**GOAL**
Give only the number of lines that include the string "matplotlib".

# Start of DATA ROWS

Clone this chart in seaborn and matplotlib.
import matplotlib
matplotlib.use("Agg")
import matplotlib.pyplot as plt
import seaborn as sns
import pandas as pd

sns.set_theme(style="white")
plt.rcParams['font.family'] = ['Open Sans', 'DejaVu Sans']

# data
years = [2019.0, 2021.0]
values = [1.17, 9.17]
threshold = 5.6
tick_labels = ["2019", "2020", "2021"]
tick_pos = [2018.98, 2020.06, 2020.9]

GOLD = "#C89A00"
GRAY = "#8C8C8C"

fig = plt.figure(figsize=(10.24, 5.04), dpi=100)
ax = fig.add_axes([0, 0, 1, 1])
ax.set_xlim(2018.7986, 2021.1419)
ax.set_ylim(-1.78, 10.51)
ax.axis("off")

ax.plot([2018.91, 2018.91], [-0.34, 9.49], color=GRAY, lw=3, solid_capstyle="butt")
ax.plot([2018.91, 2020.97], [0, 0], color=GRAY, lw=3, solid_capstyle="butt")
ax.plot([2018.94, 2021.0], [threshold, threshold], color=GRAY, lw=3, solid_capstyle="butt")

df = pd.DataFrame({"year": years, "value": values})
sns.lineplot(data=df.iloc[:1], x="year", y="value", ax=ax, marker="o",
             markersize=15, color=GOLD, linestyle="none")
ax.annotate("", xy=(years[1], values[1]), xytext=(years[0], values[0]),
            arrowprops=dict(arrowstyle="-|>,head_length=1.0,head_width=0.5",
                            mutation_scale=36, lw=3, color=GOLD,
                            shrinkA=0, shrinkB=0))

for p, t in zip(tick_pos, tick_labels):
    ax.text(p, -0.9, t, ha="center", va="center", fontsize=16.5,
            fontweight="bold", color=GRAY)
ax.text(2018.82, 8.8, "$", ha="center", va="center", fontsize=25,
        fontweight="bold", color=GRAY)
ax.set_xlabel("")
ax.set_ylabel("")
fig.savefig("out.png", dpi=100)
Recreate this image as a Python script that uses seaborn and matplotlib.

# End of DATA ROWS

**SOLVED PROBLEM**
5